Oh Caps I am sorry . No wonder you're reeling .
I agree with emmafrost entirely . It's very very difficult to do , but cool and calm is the way forward . No more coming and going as he pleases . He chose to do this, he must know what the consequences would be . At the moment he's trading on your shock to suit him .
Well bollocks to that . There are many many women here who can give you advice much more eloquently than me , but I just wanted to post to let you know that you are not alone . You are stronger than you realise , and you and yours will get through this.
I can't offer any advice but just wanted to offer support.
Take care and make sure you eat, don't neglect yourself.
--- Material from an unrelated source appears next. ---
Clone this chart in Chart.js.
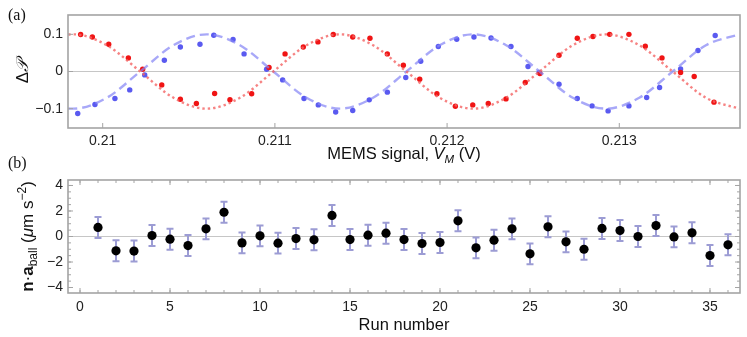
<!DOCTYPE html>
<html>
<head>
<meta charset="utf-8">
<script src="https://cdn.jsdelivr.net/npm/chart.js@4.4.0/dist/chart.umd.min.js"></script>
<style>
  html, body { margin: 0; padding: 0; background: #fff; }
  #wrap { position: relative; width: 747px; height: 337px; }
  canvas { position: absolute; left: 0; }
  #top { top: 0; }
  #bottom { top: 150px; }
</style>
</head>
<body>
<div id="wrap">
  <canvas id="top" width="747" height="168"></canvas>
  <canvas id="bottom" width="747" height="187"></canvas>
</div>
<script>
// ---- panel (a): data ----
const redX = [0.209872, 0.209940, 0.210035, 0.210149, 0.210232, 0.210343, 0.210451, 0.210544, 0.210650, 0.210739,
              0.210865, 0.210966, 0.211059, 0.211165, 0.211250, 0.211339, 0.211452, 0.211552, 0.211653, 0.211746,
              0.211841, 0.211941, 0.212048, 0.212149, 0.212239, 0.212342, 0.212454, 0.212539, 0.212650, 0.212756,
              0.212847, 0.212944, 0.213056, 0.213151, 0.213248, 0.213356, 0.213435, 0.213550];
const redY = [0.0995, 0.093, 0.0734, 0.0366, 0.0062, -0.036, -0.0745, -0.086, -0.059, -0.076,
              -0.060, 0.0108, 0.0473, 0.0661, 0.0796, 0.0995, 0.093, 0.0895, 0.0473, 0.0169,
              -0.0207, -0.060, -0.0933, -0.0898, -0.086, -0.0737, -0.0296, -0.0054, 0.0438, 0.0895,
              0.094, 0.100, 0.100, 0.068, 0.0366, -0.0027, -0.0134, -0.0825];
const blueX = [0.209855, 0.209955, 0.210071, 0.210157, 0.210244, 0.210358, 0.210451, 0.210565, 0.210645, 0.210757,
               0.210821, 0.210952, 0.211045, 0.211169, 0.211252, 0.211353, 0.211452, 0.211548, 0.211653, 0.211760,
               0.211847, 0.211949, 0.212056, 0.212156, 0.212255, 0.212371, 0.212470, 0.212535, 0.212650, 0.212756,
               0.212842, 0.212935, 0.213056, 0.213159, 0.213234, 0.213356, 0.213457, 0.213557];
const blueY = [-0.113, -0.0887, -0.0726, -0.0495, -0.0091, 0.0304, 0.0661, 0.0734, 0.0976, 0.086,
               0.0473, 0.0062, -0.0226, -0.0726, -0.0898, -0.109, -0.105, -0.0763, -0.0556, -0.0161,
               0.0277, 0.0672, 0.0868, 0.093, 0.0903, 0.0672, 0.0134, -0.0027, -0.0341, -0.0726,
               -0.0925, -0.106, -0.0925, -0.070, -0.043, 0.007, 0.0565, 0.0968];
// fitted curves, sampled at peaks, troughs, crossings and between
const fitX = [0.2098, 0.209831, 0.210024, 0.210218, 0.210411, 0.210604, 0.210797, 0.210991, 0.211184, 0.211377,
              0.211570, 0.211764, 0.211957, 0.212150, 0.212343, 0.212537, 0.212730, 0.212923, 0.213116, 0.213310,
              0.213503, 0.213696];
const blueFit = [-0.0996, -0.1, -0.0707, 0, 0.0707, 0.1, 0.0707, 0, -0.0707, -0.1,
                 -0.0707, 0, 0.0707, 0.1, 0.0707, 0, -0.0707, -0.1, -0.0707, 0,
                 0.0707, 0.1];
const redFit = [0.0996, 0.1, 0.0707, 0, -0.0707, -0.1, -0.0707, 0, 0.0707, 0.1,
                0.0707, 0, -0.0707, -0.1, -0.0707, 0, 0.0707, 0.1, 0.0707, 0,
                -0.0707, -0.1];
const xTicksTop = [0.21, 0.211, 0.212, 0.213];
const xLabelsTop = ['0.21', '0.211', '0.212', '0.213'];
const yTicksTop = [-0.1, 0, 0.1];
const yLabelsTop = ['\u22120.1', '0', '0.1'];

// ---- panel (b) ----
const runs = [1, 2, 3, 4, 5, 6, 7, 8, 9, 10, 11, 12, 13, 14, 15, 16, 17, 18,
              19, 20, 21, 22, 23, 24, 25, 26, 27, 28, 29, 30, 31, 32, 33, 34, 35, 36];
const accel = [0.71, -1.12, -1.14, 0.08, -0.21, -0.71, 0.6, 1.9, -0.5, 0.05, -0.52, -0.16, -0.26, 1.65, -0.24, 0.1, 0.26, -0.24,
               -0.55, -0.47, 1.23, -0.89, -0.29, 0.6, -1.36, 0.76, -0.42, -1.0, 0.63, 0.47, 0.0, 0.86, -0.03, 0.29, -1.49, -0.65];
const accelErr = [0.82, 0.82, 0.82, 0.82, 0.82, 0.82, 0.82, 0.82, 0.82, 0.82, 0.82, 0.82, 0.82, 0.82, 0.82, 0.82, 0.82, 0.82,
                  0.82, 0.82, 0.82, 0.82, 0.82, 0.82, 0.82, 0.82, 0.82, 0.82, 0.82, 0.82, 0.82, 0.82, 0.82, 0.82, 0.82, 0.82];
const xTicksBot = [0, 5, 10, 15, 20, 25, 30, 35];
const xLabelsBot = ['0', '5', '10', '15', '20', '25', '30', '35'];
const yTicksBot = [-4, -2, 0, 2, 4];
const yLabelsBot = ['\u22124', '\u22122', '0', '2', '4'];

const SANS = '"Liberation Sans", Arial, Helvetica, sans-serif';
const SERIF = '"Liberation Serif", "Times New Roman", serif';
const pts = (xs, ys) => xs.map((v, i) => ({ x: v, y: ys[i] }));
const range = (a, b, s) => { const r = []; for (let v = a; v <= b + 1e-9; v += s) r.push(+v.toFixed(6)); return r; };

// rich text helper: parts drawn in a row, centred on (cx, cy) baseline
function drawParts(ctx, parts, cx, cy, angle) {
  ctx.save();
  ctx.translate(cx, cy);
  ctx.rotate(angle);
  ctx.textAlign = 'left';
  ctx.textBaseline = 'alphabetic';
  ctx.fillStyle = '#111';
  let total = 0;
  parts.forEach(p => { ctx.font = p.font; p.w = ctx.measureText(p.t).width; total += p.w; });
  let x = -total / 2;
  parts.forEach(p => { ctx.font = p.font; ctx.fillText(p.t, x, p.dy || 0); x += p.w; });
  ctx.restore();
}

// frame with inward tick marks
function framePlugin(o) {
  return {
    id: 'frame',
    afterDatasetsDraw(chart) {
      const { ctx, chartArea: a, scales: { x, y } } = chart;
      ctx.save();
      ctx.strokeStyle = '#a4a4a4';
      ctx.lineWidth = 1;
      ctx.beginPath();
      const xt = (vals, len) => vals.forEach(v => {
        const px = x.getPixelForValue(v);
        ctx.moveTo(px, a.bottom); ctx.lineTo(px, a.bottom - len);
        if (o.all) { ctx.moveTo(px, a.top); ctx.lineTo(px, a.top + len); }
      });
      const yt = (vals, len) => vals.forEach(v => {
        const py = y.getPixelForValue(v);
        ctx.moveTo(a.left, py); ctx.lineTo(a.left + len, py);
        if (o.all) { ctx.moveTo(a.right, py); ctx.lineTo(a.right - len, py); }
      });
      xt(o.xMajor, 5); yt(o.yMajor, 5);
      if (o.xMinor) xt(o.xMinor, 3);
      if (o.yMinor) yt(o.yMinor, 3);
      ctx.stroke();
      ctx.lineWidth = 1.6;
      ctx.strokeRect(a.left, a.top, a.width, a.height);
      ctx.restore();
    }
  };
}

function axisOpts(min, max, ticks, labels, pad, isX, zeroLine) {
  return {
    type: 'linear', min: min, max: max,
    afterBuildTicks: s => { s.ticks = ticks.map(v => ({ value: v })); },
    ticks: { callback: (v, i) => labels[i], font: { family: SANS, size: 14 }, color: '#222',
             padding: pad, autoSkip: false, maxRotation: 0 },
    grid: zeroLine ? { drawTicks: false, lineWidth: 1,
                       color: c => (c.tick && c.tick.value === 0) ? '#c6c6c6' : 'rgba(0,0,0,0)' }
                   : { display: false, drawTicks: false },
    border: { display: false }
  };
}

// ---- top chart ----
const topX = axisOpts(0.2097985, 0.213701, xTicksTop, xLabelsTop, 5, true, false);
topX.afterFit = s => { s.height = 40; };
const topY = axisOpts(-0.152, 0.152, yTicksTop, yLabelsTop, 5, false, true);
topY.afterFit = s => { s.width = 68; };

new Chart(document.getElementById('top'), {
  type: 'scatter',
  data: {
    datasets: [
      { data: pts(fitX, redFit), showLine: true, borderColor: 'rgba(244,100,100,0.8)', borderWidth: 2.4,
        borderDash: [2.4, 3], pointRadius: 0, cubicInterpolationMode: 'monotone' },
      { data: pts(fitX, blueFit), showLine: true, borderColor: 'rgba(135,135,245,0.72)', borderWidth: 2.4,
        borderDash: [9, 5], pointRadius: 0, cubicInterpolationMode: 'monotone' },
      { data: pts(redX, redY), pointRadius: 2.7, backgroundColor: '#f01414', borderWidth: 0 },
      { data: pts(blueX, blueY), pointRadius: 2.7, backgroundColor: '#5a5af0', borderWidth: 0 }
    ]
  },
  options: {
    responsive: false, animation: false,
    layout: { padding: { left: 0, right: 7, top: 15, bottom: 0 } },
    plugins: { legend: { display: false }, tooltip: { enabled: false } },
    scales: { x: topX, y: topY }
  },
  plugins: [
    framePlugin({ xMajor: xTicksTop, yMajor: yTicksTop, all: false }),
    {
      id: 'titlesTop',
      afterDraw(chart) {
        const ctx = chart.ctx, a = chart.chartArea;
        ctx.save();
        ctx.fillStyle = '#111';
        ctx.font = '16px ' + SERIF;
        ctx.fillText('(a)', 8, 20);
        ctx.restore();
        drawParts(ctx, [
          { t: 'MEMS signal, ', font: '16.5px ' + SANS },
          { t: 'V', font: 'italic 16.5px ' + SANS },
          { t: 'M', font: 'italic 11.5px ' + SANS, dy: 4 },
          { t: ' (V)', font: '16.5px ' + SANS }
        ], (a.left + a.right) / 2, 159, 0);
        drawParts(ctx, [
          { t: '\u0394', font: '17px ' + SANS },
          { t: '\uD835\uDCAB', font: 'italic 17px "DejaVu Serif", ' + SERIF }
        ], 28, (a.top + a.bottom) / 2, -Math.PI / 2);
      }
    }
  ]
});

// ---- bottom chart ----
const botX = axisOpts(-0.667, 36.667, xTicksBot, xLabelsBot, 6, true, false);
botX.afterFit = s => { s.height = 44; };
const botY = axisOpts(-4.43, 4.43, yTicksBot, yLabelsBot, 5, false, true);
botY.afterFit = s => { s.width = 68; };

const errorBars = {
  id: 'errorBars',
  beforeDatasetsDraw(chart) {
    const { ctx, scales: { x, y } } = chart;
    ctx.save();
    ctx.strokeStyle = '#9c9cd4';
    ctx.lineWidth = 2;
    ctx.beginPath();
    runs.forEach((r, i) => {
      const px = x.getPixelForValue(r);
      const hi = y.getPixelForValue(accel[i] + accelErr[i]);
      const lo = y.getPixelForValue(accel[i] - accelErr[i]);
      ctx.moveTo(px, hi); ctx.lineTo(px, lo);
      ctx.moveTo(px - 3.5, hi); ctx.lineTo(px + 3.5, hi);
      ctx.moveTo(px - 3.5, lo); ctx.lineTo(px + 3.5, lo);
    });
    ctx.stroke();
    ctx.restore();
  }
};

new Chart(document.getElementById('bottom'), {
  type: 'scatter',
  data: {
    datasets: [
      { data: pts(runs, accel), pointRadius: 4.6, backgroundColor: '#000', borderWidth: 0 }
    ]
  },
  options: {
    responsive: false, animation: false,
    layout: { padding: { left: 0, right: 7, top: 30, bottom: 0 } },
    plugins: { legend: { display: false }, tooltip: { enabled: false } },
    scales: { x: botX, y: botY }
  },
  plugins: [
    errorBars,
    framePlugin({ xMajor: xTicksBot, yMajor: yTicksBot, xMinor: range(0, 36, 1), yMinor: range(-4, 4, 0.5), all: true }),
    {
      id: 'titlesBot',
      afterDraw(chart) {
        const ctx = chart.ctx, a = chart.chartArea;
        ctx.save();
        ctx.fillStyle = '#111';
        ctx.font = '16px ' + SERIF;
        ctx.fillText('(b)', 8, 18);
        ctx.restore();
        drawParts(ctx, [{ t: 'Run number', font: '16.5px ' + SANS }], (a.left + a.right) / 2, 180, 0);
        drawParts(ctx, [
          { t: 'n', font: 'bold 17px ' + SANS },
          { t: '\u00B7', font: '17px ' + SANS },
          { t: 'a', font: 'bold 17px ' + SANS },
          { t: 'ball', font: '12px ' + SANS, dy: 4 },
          { t: ' (', font: '17px ' + SANS },
          { t: '\u03BC', font: 'italic 17px ' + SANS },
          { t: 'm s', font: '17px ' + SANS },
          { t: '\u22122', font: '12px ' + SANS, dy: -7 },
          { t: ')', font: '17px ' + SANS }
        ], 33, (a.top + a.bottom) / 2, -Math.PI / 2);
      }
    }
  ]
});
</script>
</body>
</html>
Thanks. I have stood firm. He asked this morning if he could come home on Friday and stay the weekend so that he can speak to the kids. I said no. He is staying at a bnb at the moment but is trying to sort out a rental. He says he has nowhere to go at weekend, no rooms anywhere. I told him he can pick up his stuff and speak to kids on Friday but that he cant stay. When I hugged him last night I was saying goodbye. I keep bursting into tears, and telling the school/s was difficult. We are having a day of blubbing and eating ( if we can face eating) then tomorrow its back to real life and trying to be as normal as we can and slowly adjust to a life without a man that has been my H for 18 years. Thanks again everyone.